Successes, for example, like helping a friend see that it's OK to hang out in the deep end of the pool. And, seeing that same friend swim the backstroke with ease now.

Velasquez is able to overlap her two passions: she trains to be a top swimmer, and she volunteers with Special Olympics, helping athletes of all ages become more comfortable in the pool.

"It's very dear to my heart," the Vikings junior says about Special Olympics. "Most of those kids wouldn't even get in the water. They had to very carefully use the stairs or wouldn't even get their toes wet, and now they're diving off the blocks and competing in their own races. It's precious and wonderful to see them swimming and doing something that they never thought they could."

She began volunteering with Special Olympics in junior high. Velasquez was in the "Yes I Can" class, where pupils have the opportunity to help special-needs students. The teacher knew Velasquez was a swimmer, so mentioned she might want to volunteer.

"I fell in love with the kids," Velasquez said, who was given the Youth Service Award in 2008 by the Special Olympics Santa Clarita region. "They are some of the nicest, most sincere people in the world."

While Velasquez's dedication to Special Olympics has been steady since junior high, her dedication to her swim career has changed dramatically over the last two years.

Now 16, she has been swimming since she was 6 years old, but Velasquez did not join a club team until after her freshman year at Valencia.

Before then, she was swimming more for the enjoyment she gets out of it.

"I always loved swimming, even when I was little. The City [of Santa Clarita] swim team served as a good foundation; that's when swimming became fun with friends and the coaches were always great, and they were always so nice and so supportive," Velasquez said.

But as Velasquez found, enjoying swimming was not enough if you want to compete at a high level.

It often means 5 a.m. practices, and then swimming again in the afternoon. There isn't a swim season so much as there is a swim year. As soon as the high school season ends, competitive club swimming takes over.

After making varsity as a freshman with no club swimming on her resume, she decided to take her sport more seriously.

"High school is very competitive. Much more competitive than the City," she said. "So I needed that extra push to get to the next level."

She joined the Canyons Aquatic Club after her first high school season and now, as a junior, the Valencia High record books have her name splashed all over them.

"She might have been kind of a surprise to some of her competitors, but I knew she was going to have a great year," said Vikings head coach Mike Bechtholdt, who is also Velasquez's club coach. "She was due for it."

That great year included breaking the Foothill League record in the 200-meter freestyle at league finals in May. She took eighth in the same event at the CIF-Southern Section Division I finals, qualifying her to compete in the CIF-SS Masters Meet. The Masters Meet allows the top swimmers, regardless of school divisions, to compete against one another. Velasquez placed sixth with a personal best of 1:52.56, a time that earned her All-American consideration (All-American times are standardized by the National Interscholastic Swimming Coaches Association and nationally recognized). She has about another second to shave off to hit the All-American automatic time.
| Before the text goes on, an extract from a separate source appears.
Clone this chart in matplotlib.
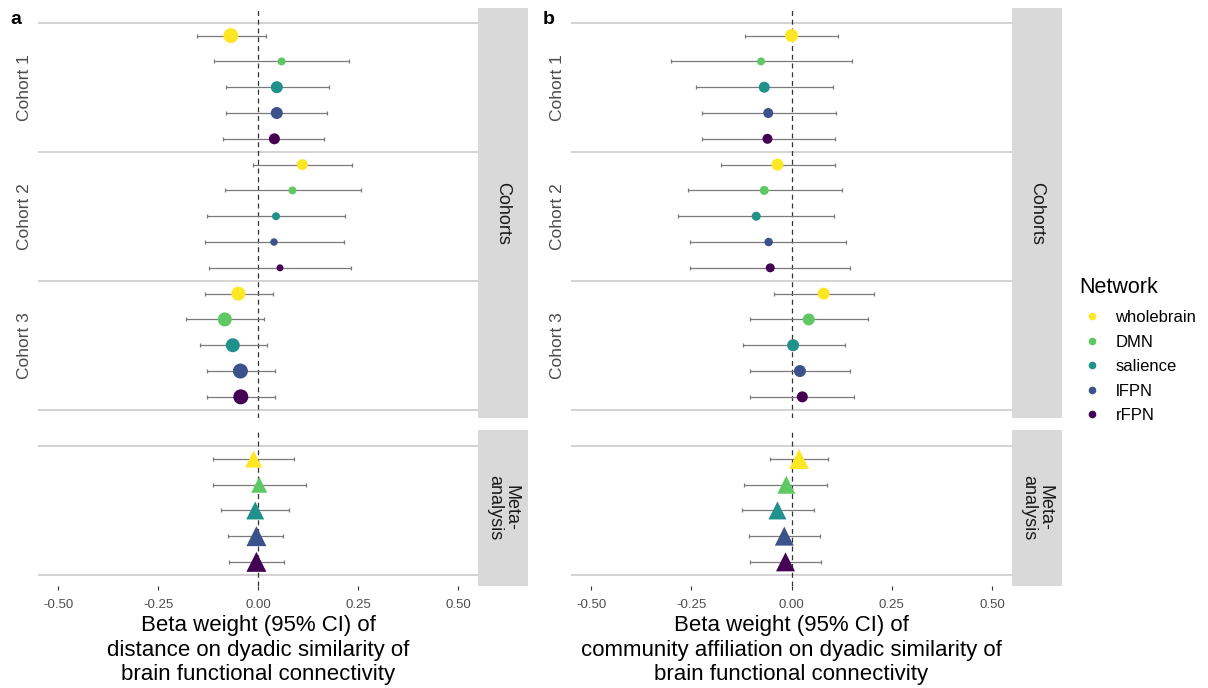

Not surprisingly, after those performances, people are starting to take notice - especially at Division I colleges. The recruiting letters are starting to come in, not only because of her natural talent and mostly-untapped potential, but also because she's earned a 4.25 grade-point average in the classroom.

"She holds herself to a really high standard," Bechtholdt said. "That always keeps her hungry and it's really funny, she's not a kid that wants to go out and beat other people. She really internalizes her goals. If she doesn't reach them, it just makes her want to try harder to reach those goals and is more dedicated than she was before, which is hard to do."

In swimming, you try to hit your mark. In life, you try to leave a mark.

Micaela Velasquez has managed to do both.